### BRIEF
Return each line containing "draw".

### DATA RECORDS

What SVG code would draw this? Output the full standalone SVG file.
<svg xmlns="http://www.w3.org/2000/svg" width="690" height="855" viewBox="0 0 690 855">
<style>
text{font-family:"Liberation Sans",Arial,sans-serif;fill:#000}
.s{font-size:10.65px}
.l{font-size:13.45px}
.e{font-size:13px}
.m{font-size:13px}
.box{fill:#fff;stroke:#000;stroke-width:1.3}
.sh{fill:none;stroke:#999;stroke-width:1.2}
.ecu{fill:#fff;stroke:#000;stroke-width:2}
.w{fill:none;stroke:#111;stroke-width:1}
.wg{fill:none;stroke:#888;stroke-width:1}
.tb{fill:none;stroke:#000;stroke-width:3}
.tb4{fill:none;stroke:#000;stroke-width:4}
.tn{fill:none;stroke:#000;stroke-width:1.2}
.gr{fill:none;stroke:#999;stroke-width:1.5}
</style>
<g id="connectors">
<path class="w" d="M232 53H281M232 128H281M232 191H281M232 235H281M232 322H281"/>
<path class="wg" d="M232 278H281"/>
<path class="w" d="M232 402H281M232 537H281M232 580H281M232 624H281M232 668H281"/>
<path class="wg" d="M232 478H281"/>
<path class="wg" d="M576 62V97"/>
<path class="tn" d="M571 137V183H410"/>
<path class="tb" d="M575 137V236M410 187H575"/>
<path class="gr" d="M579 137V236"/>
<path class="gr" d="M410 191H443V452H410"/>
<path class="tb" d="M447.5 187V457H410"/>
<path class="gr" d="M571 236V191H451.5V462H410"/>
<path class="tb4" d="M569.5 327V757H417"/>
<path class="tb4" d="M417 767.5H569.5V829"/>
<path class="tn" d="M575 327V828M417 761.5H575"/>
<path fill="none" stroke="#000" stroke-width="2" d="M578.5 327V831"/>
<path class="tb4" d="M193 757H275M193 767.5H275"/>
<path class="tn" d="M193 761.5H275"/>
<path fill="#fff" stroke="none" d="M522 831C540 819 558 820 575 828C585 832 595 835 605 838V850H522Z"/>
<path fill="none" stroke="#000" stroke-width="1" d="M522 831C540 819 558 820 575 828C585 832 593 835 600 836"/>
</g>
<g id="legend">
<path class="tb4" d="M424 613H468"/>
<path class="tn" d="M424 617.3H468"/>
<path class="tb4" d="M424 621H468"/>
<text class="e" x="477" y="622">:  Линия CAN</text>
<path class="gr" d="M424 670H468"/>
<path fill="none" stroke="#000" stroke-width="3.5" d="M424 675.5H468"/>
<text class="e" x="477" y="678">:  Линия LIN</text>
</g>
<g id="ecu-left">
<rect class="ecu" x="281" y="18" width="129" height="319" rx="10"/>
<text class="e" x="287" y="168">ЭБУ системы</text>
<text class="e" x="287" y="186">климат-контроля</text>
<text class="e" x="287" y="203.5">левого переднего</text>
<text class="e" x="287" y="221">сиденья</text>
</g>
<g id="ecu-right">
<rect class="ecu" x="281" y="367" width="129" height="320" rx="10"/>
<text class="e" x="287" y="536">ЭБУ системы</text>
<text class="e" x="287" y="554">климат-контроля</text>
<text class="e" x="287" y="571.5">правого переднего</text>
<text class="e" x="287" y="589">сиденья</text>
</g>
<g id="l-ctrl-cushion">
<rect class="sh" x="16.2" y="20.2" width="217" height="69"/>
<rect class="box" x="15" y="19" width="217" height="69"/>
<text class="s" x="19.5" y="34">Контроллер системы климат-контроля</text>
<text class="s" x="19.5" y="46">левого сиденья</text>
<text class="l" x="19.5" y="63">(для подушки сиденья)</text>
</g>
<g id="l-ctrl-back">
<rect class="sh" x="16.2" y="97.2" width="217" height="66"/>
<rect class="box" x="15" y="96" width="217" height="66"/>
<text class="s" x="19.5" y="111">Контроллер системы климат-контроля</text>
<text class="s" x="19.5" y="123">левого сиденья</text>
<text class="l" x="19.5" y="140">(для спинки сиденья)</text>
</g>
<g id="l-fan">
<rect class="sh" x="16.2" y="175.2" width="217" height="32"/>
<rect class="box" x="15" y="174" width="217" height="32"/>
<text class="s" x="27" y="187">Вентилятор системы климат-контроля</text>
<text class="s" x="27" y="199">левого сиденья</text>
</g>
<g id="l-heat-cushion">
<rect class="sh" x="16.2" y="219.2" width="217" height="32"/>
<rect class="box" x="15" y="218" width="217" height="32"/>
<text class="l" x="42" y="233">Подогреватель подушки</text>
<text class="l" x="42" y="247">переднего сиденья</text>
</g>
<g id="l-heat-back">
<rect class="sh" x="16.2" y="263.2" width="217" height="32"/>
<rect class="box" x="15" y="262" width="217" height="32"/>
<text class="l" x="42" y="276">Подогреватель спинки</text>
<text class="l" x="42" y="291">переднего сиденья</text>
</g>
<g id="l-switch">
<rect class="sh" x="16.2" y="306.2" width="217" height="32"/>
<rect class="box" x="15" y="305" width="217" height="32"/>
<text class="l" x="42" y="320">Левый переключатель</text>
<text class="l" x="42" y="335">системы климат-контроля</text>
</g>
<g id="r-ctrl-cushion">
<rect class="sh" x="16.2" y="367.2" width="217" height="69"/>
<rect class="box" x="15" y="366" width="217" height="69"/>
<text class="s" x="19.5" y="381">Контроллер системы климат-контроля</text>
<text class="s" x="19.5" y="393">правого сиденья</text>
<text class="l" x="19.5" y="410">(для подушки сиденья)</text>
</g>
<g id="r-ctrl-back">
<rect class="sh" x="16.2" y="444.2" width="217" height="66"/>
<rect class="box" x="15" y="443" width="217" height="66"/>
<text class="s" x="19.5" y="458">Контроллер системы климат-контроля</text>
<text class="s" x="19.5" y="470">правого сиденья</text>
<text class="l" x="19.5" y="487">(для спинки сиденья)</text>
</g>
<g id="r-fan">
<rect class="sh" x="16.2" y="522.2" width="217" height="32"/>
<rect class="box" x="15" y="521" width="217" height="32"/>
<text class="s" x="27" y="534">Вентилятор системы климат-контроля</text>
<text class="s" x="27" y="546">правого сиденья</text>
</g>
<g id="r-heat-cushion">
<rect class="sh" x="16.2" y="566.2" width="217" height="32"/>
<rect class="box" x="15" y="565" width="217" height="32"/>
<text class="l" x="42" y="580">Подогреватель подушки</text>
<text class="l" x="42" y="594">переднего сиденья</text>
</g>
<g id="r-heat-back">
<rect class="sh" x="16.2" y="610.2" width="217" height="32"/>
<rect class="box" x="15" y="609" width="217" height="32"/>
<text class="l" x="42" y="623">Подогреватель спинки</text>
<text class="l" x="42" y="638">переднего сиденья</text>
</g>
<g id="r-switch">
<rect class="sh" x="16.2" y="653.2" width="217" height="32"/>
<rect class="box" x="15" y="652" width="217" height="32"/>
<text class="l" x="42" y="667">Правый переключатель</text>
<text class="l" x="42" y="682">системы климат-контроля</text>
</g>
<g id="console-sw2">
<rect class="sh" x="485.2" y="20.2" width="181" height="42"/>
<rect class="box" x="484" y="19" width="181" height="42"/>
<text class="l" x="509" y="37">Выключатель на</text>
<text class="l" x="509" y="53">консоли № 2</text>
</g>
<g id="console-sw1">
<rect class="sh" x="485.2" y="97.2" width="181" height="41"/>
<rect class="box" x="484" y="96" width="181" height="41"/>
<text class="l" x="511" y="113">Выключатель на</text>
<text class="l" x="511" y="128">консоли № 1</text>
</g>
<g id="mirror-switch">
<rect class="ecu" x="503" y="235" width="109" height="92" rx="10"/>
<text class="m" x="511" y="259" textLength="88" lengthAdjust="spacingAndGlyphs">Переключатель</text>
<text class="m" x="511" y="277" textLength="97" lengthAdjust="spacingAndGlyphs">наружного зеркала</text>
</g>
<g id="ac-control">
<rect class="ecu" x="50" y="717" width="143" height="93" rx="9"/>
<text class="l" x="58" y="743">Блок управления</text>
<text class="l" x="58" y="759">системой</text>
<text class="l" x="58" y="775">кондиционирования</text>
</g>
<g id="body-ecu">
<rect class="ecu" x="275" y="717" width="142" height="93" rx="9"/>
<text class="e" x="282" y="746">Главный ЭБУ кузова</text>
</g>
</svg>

---

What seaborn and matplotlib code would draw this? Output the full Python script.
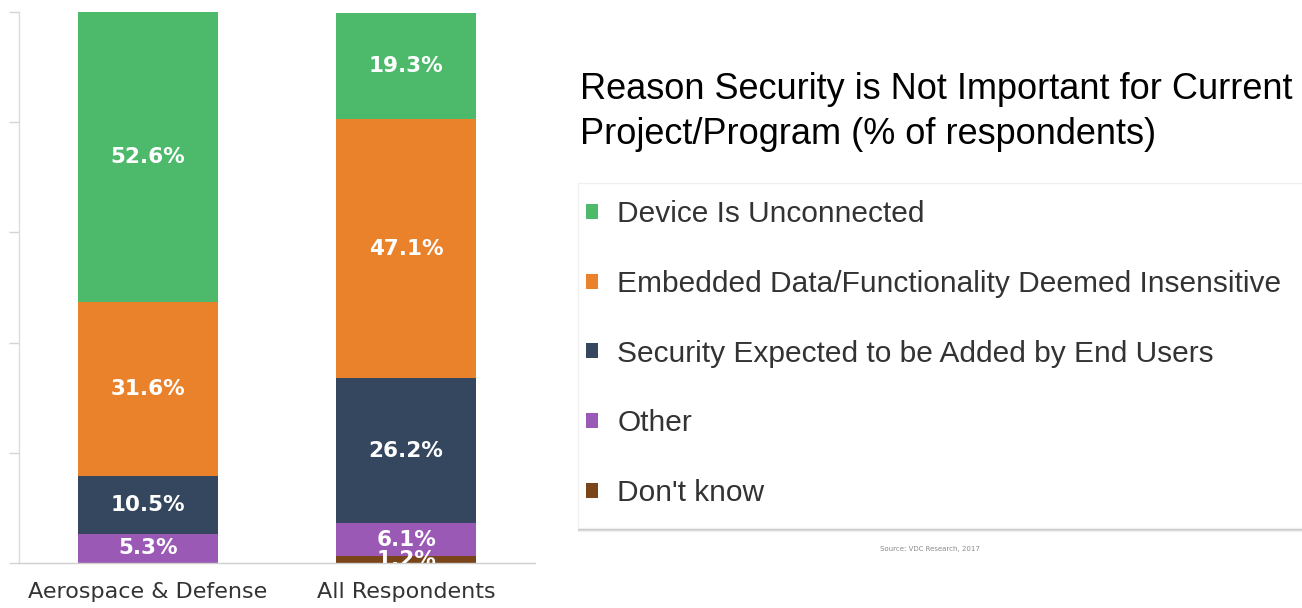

### TASK RESULT
What SVG code would draw this? Output the full standalone SVG file.
What seaborn and matplotlib code would draw this? Output the full Python script.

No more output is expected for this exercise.